Em 1974, a RAND, uma empresa americana de pesquisa e análise das mais diversas áreas (de educação e artes à segurança nacional), veio ao Brasil para conduzir uma de suas pesquisas. Era o “Terrorism Research Project” – ou Projeto de Pesquisa em Terrorismo, em tradução livre – que além do Brasil, passou também pela Argentina, Uruguai, Guatemala, México, Haiti, Espanha, Sudão e vários outros países para conversar com oficiais do governo, empresários e diplomatas.
A pesquisa foi realizada a pedido do Departamento de Estado dos Estados Unidos, com o objetivo de ajudar na formulação de políticas e estratégias para lidar com situações de reféns. “A pergunta era ‘como o governo pode barganhar pela vida humana?’”, explica hoje Brian Jenkins, um dos pesquisadores que participou do projeto no Brasil.
Mas na época, a empresa não queria aparecer publicamente vinculada ao projeto. “O assunto em questão é, claro, sensível. É necessário, então, que as visitas dos pesquisadores sejam lidadas com extrema discrição”, informa Henry Kissinger, então Secretário de Estado. “Suas conversas devem ser consideradas informais e não oficiais. Considera-se adequada a aproximação discreta com alguns agentes do governo local, de discrição confiável. A RAND prefere que sua associação com esse projeto se mantenha confidencial e não revelada a público”.
Segundo os telegramas, ao sondar a possibilidade de conversar com oficiais brasileiros, o embaixador John Crimmins avisa o Departamento de Estado, que o Ministro de Relações Exteriores brasileiro não havia aprovado o projeto.

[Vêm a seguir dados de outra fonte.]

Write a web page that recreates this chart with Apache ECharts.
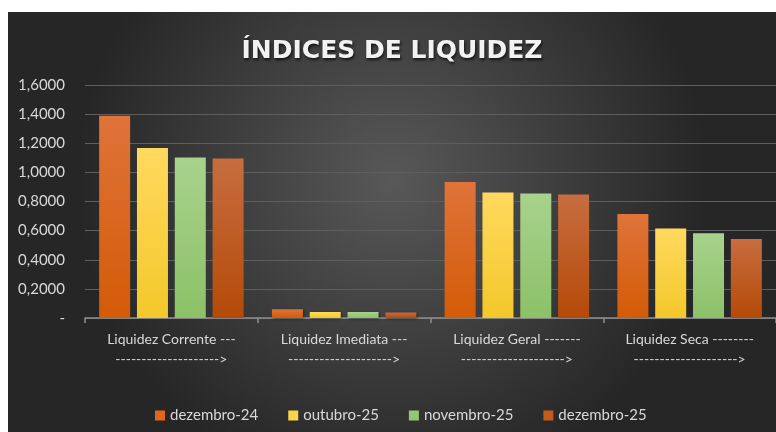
<!DOCTYPE html>
<html>
<head>
<meta charset="utf-8">
<script src="https://cdn.jsdelivr.net/npm/echarts@6/dist/echarts.min.js"></script>
<style>
  body { margin: 0; background: #fff; }
  #chart { position: absolute; left: 8px; top: 12px; width: 768px; height: 420px; }
</style>
</head>
<body>
<div id="chart"></div>
<script>
var categories = [
  'Liquidez Corrente ---\n-------------------->',
  'Liquidez Imediata ---\n-------------------->',
  'Liquidez Geral -------\n-------------------->',
  'Liquidez Seca --------\n-------------------->'
];
var seriesNames = ['dezembro-24', 'outubro-25', 'novembro-25', 'dezembro-25'];
var dez24 = [1.388, 0.060, 0.934, 0.714];
var out25 = [1.168, 0.041, 0.862, 0.614];
var nov25 = [1.103, 0.041, 0.855, 0.582];
var dez25 = [1.096, 0.037, 0.848, 0.543];
var yTicks = { min: 0, max: 1.6, interval: 0.2 };

// top / bottom colours of each bar gradient
var barColors = [
  ['#df733a', '#d45b07'],
  ['#ffd95e', '#f3c82a'],
  ['#a8d28d', '#8bc167'],
  ['#c76d40', '#b54a08']
];
var legendColors = ['#e0661c', '#fdd447', '#92c872', '#c45a1c'];

function grad(c) {
  return new echarts.graphic.LinearGradient(0, 0, 0, 1, [
    { offset: 0, color: c[0] },
    { offset: 1, color: c[1] }
  ]);
}

var chart = echarts.init(document.getElementById('chart'));
var allData = [dez24, out25, nov25, dez25];

var option = {
  backgroundColor: new echarts.graphic.RadialGradient(0.5, 0.4, 0.75, [
    { offset: 0, color: '#585858' },
    { offset: 1, color: '#262626' }
  ]),
  textStyle: { fontFamily: 'Lato' },
  title: {
    text: 'ÍNDICES DE LIQUIDEZ',
    left: 'center',
    top: 22,
    textStyle: {
      fontFamily: 'DejaVu Sans',
      fontWeight: 'bold',
      fontSize: 25,
      color: '#f2f2f2',
      textShadowColor: 'rgba(0,0,0,0.7)',
      textShadowBlur: 3,
      textShadowOffsetX: 1,
      textShadowOffsetY: 2
    }
  },
  legend: {
    top: 391,
    left: 142,
    icon: 'rect',
    itemWidth: 10,
    itemHeight: 10,
    itemGap: 30,
    textStyle: { color: '#d9d9d9', fontSize: 15, fontFamily: 'Lato' },
    data: seriesNames.map(function (n, i) {
      return { name: n, itemStyle: { color: legendColors[i] } };
    })
  },
  grid: { left: 77, top: 73, width: 700, height: 233 },
  xAxis: {
    type: 'category',
    data: categories,
    axisLine: { lineStyle: { color: '#8f8f8f', width: 1.5 } },
    axisTick: { show: true, length: 5, lineStyle: { color: '#8f8f8f', width: 1.5 } },
    axisLabel: {
      color: '#d9d9d9',
      fontSize: 14,
      lineHeight: 20,
      margin: 11,
      interval: 0
    }
  },
  yAxis: {
    type: 'value',
    min: yTicks.min,
    max: yTicks.max,
    interval: yTicks.interval,
    axisLine: { show: false },
    axisTick: { show: false },
    splitLine: { lineStyle: { color: '#5e5e5e', width: 1 } },
    axisLabel: {
      color: '#d9d9d9',
      fontSize: 15,
      margin: 20,
      formatter: function (v) {
        return v === 0 ? '-' : v.toFixed(4).replace('.', ',');
      }
    }
  },
  series: seriesNames.map(function (n, i) {
    return {
      name: n,
      type: 'bar',
      barWidth: 31,
      barGap: '22%',
      data: allData[i],
      itemStyle: {
        color: grad(barColors[i]),
        shadowColor: 'rgba(0,0,0,0.45)',
        shadowBlur: 3,
        shadowOffsetX: 1,
        shadowOffsetY: 1
      }
    };
  })
};

chart.setOption(option);
</script>
</body>
</html>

Na época, o responsável pelo cargo era Márcio Gibson Barbosa.
Jenkins, porém, em resposta por e-mail à Pública, diz que os oficiais do governo foram “cordiais e cooperativos”. “Havia um interesse mútuo em entender como lidar com esse problema crescente”, observa o pesquisador sobre os sequestros realizados por guerrilheiros da luta armada contra o regime militar.
No telegrama de 14 fevereiro de 1974, os conceitos abordados citados no cabeçalho incluem “sequestro”, “situação política”, “pesquisa” e “guerra não convencional”.
Além dos sequestros do cônsul-geral japonês Nobuo Ozuchi e dos embaixadores Ehrenfried von Holleben, da Alemanha, e Giovanni Bucher, da Suíça, o foco da pesquisa foi o sequestro, em 1969, do embaixador Charles Burke Elbrick, feito em troca da libertação de 15 presos políticos.
No telegrama, Crimmins informa que os pesquisadores da RAND poderiam conversar com oficiais dos Estados Unidos e com William Belton, embaixador alocado em Porto Alegre, que tinha familiaridade com o caso do sequestro de Charles Elbrick por ter trabalhado de Washington com o caso. Os pesquisadores – além de Jenkins, segundo os telegramas, David Ronfeldt e Paul Hammond participaram do projeto no Brasil – também foram a São Paulo, Rio de Janeiro e Brasília.
Sobre as conclusões da pesquisa realizada na época, Jenkins conta que o Brasil seguia uma política própria, que ia à contramão da não negociação e não concessões feitas por outros países. “Ao mesmo tempo”, fala, “o governo reprimiu duramente as organizações de guerrilha urbana envolvidas”.
Os detalhes do estudo, com análises dos casos, são confidenciais. “Por razões óbvias. Estes episódios ainda ocorrem em várias partes do mundo”, diz Jenkins.